On a aussi reproché aux parlementaires de la majorité d'avoir brocardé les représentants des religions lors de leur audition...

Brocardé, je ne dirai pas ce mot. Mais frustré, oui. Je le suis également. Il n'était pas évident que les religions soient reçues à l'Assemblée nationale [compte tenu de la séparation de l'Etat et des Eglises]. En même temps, il était important de les entendre car elles se sont invitées dans le débat dès le mois d'août. J'ai été frustré pendant cette audition car je n'ai pas eu le sentiment qu'il y ait eu, de part et d'autre, de volonté de dialogue. Il y a eu un échange de postures. Et certains parlementaires ont pu avoir des propos un peu excessifs, mais à l'Assemblée nationale on ne censure pas les paroles des députés.

La mobilisation contre le projet du gouvernement prend de l'ampleur. Vous ne craignez pas que le débat vire à la confrontation  ?

Je ne redoute pas cette mobilisation. Je redoute les excès qu'elle pourrait avoir, pas des organisateurs mais des gens qui pourraient se raccrocher à la manifestation du 13 janvier. J'ai rencontré Frigide Barjot, on n'est absolument pas d'accord sur le fond du sujet mais j'ai le sentiment qu'elle n'a pas du tout la volonté de jeter le discrédit sur les familles homoparentales. Il y aura certainement beaucoup de monde lors de cette manifestation, mais je suis extrêmement déterminé. Tout simplement parce que je vois devant mes yeux grands ouverts le problème des familles homoparentales, qui existent, et le caractère insupportable de l'inégalité, ainsi que la situation de ces enfants.

Les associations de défense des droits des homosexuels dénoncent une montée de l'homophobie depuis le début du débat. Est-ce que vous le constatez également ?

Je la subis moi-même à travers les lettres, les mails et sur les réseaux sociaux. C'est une violence qui me motive encore plus. Ce dont je suis sûr, c'est qu'il n'y aura jamais de loi sur la bêtise, il faut la subir. Je reçois des menaces de mort, ce n'est pas une surprise, c'était attendu.
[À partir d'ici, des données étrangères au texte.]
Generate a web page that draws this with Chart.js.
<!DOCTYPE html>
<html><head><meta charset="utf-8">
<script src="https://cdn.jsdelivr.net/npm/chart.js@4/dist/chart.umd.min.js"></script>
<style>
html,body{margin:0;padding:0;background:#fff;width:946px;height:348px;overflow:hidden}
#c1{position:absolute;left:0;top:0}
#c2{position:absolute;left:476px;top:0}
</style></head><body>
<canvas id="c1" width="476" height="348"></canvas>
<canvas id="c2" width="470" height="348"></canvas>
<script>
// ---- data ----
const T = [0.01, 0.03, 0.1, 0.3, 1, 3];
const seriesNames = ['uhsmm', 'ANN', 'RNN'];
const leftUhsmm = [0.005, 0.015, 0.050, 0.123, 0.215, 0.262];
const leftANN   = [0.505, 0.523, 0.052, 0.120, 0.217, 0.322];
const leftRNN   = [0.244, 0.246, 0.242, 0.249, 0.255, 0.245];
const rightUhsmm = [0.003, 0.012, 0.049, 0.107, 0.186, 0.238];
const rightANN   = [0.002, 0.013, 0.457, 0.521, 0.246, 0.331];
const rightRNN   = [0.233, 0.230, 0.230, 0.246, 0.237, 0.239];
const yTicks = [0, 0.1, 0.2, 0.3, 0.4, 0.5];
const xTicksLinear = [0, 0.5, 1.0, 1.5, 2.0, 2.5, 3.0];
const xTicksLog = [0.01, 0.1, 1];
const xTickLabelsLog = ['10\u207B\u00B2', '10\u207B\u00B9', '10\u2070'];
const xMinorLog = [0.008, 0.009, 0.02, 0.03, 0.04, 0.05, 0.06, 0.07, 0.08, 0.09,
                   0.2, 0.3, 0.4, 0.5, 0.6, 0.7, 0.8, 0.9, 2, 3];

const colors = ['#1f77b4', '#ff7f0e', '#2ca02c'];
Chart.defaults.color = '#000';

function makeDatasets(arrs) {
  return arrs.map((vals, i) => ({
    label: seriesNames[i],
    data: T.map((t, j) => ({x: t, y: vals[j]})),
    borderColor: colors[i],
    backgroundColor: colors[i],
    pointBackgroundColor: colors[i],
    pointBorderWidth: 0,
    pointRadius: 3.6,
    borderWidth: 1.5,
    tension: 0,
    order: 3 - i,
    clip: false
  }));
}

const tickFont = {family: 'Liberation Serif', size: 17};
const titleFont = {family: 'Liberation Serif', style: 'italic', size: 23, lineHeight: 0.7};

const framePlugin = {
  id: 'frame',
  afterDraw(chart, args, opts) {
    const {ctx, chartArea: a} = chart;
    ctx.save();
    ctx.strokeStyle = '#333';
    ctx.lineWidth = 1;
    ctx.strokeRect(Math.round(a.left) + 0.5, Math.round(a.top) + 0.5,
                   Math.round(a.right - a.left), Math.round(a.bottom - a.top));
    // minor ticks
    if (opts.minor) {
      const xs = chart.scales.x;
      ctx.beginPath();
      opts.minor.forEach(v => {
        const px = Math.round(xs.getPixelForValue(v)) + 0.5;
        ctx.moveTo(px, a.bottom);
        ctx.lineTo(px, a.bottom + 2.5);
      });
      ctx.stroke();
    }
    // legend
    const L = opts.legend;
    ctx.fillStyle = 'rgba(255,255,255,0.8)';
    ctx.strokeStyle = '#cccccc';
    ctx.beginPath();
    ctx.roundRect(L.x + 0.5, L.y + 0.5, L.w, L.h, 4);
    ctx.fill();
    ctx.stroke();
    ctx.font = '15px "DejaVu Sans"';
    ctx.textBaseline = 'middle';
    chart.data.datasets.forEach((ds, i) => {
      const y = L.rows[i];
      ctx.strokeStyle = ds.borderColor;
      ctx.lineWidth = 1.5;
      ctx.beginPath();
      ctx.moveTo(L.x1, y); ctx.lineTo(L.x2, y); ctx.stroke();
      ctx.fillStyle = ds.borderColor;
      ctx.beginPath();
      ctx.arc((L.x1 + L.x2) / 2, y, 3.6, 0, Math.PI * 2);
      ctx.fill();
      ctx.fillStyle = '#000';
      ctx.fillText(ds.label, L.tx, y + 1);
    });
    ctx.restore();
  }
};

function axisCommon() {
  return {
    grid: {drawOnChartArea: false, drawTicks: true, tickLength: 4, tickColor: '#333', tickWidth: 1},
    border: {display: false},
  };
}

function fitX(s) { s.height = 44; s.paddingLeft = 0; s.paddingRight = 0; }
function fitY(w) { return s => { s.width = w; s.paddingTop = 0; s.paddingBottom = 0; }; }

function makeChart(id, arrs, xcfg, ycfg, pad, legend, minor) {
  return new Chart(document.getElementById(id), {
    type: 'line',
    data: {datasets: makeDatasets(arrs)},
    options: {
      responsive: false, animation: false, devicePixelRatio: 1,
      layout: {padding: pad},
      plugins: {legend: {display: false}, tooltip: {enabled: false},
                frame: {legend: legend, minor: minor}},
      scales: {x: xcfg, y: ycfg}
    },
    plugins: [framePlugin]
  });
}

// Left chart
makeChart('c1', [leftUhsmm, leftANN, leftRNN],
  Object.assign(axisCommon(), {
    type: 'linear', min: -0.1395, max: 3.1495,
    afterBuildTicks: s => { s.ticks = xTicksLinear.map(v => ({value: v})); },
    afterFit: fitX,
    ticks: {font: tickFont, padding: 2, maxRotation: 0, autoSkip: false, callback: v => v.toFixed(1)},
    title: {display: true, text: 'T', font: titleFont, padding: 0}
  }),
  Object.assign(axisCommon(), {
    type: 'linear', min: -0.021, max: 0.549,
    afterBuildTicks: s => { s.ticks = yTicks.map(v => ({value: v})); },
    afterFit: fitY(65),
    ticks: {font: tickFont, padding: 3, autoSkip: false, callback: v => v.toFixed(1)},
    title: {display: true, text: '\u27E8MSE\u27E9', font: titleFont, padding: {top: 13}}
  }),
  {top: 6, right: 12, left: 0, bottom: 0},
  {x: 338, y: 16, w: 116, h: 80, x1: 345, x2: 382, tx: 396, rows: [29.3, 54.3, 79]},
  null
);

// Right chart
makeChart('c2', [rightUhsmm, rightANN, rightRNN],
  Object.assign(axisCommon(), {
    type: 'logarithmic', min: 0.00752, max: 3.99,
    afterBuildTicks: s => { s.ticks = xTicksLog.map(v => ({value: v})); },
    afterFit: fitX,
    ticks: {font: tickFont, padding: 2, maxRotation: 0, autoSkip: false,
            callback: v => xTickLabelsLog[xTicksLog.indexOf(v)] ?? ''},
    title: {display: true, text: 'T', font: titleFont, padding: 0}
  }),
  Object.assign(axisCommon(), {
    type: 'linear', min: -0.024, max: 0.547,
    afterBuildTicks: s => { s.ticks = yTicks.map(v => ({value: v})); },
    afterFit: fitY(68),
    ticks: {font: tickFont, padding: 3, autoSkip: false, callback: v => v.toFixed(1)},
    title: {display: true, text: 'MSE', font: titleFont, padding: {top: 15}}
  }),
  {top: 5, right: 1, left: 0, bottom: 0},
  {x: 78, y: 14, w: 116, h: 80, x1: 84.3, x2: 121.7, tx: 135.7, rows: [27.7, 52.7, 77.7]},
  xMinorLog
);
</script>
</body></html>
Je ne pense pas à moi, mais aux enfants qui vivent dans des familles homoparentales aujourd'hui et qui entendent cela, auxquels on tente de donner l'image que leurs parents sont des incompétents, des capricieux qui ont voulu avoir des enfants dans une démarche commerciale... Je pense aussi aux jeunes ados qui se posent des questions sur leur orientation sexuelle et qui, à la table familiale du dimanche, entendent des choses parfois excessives.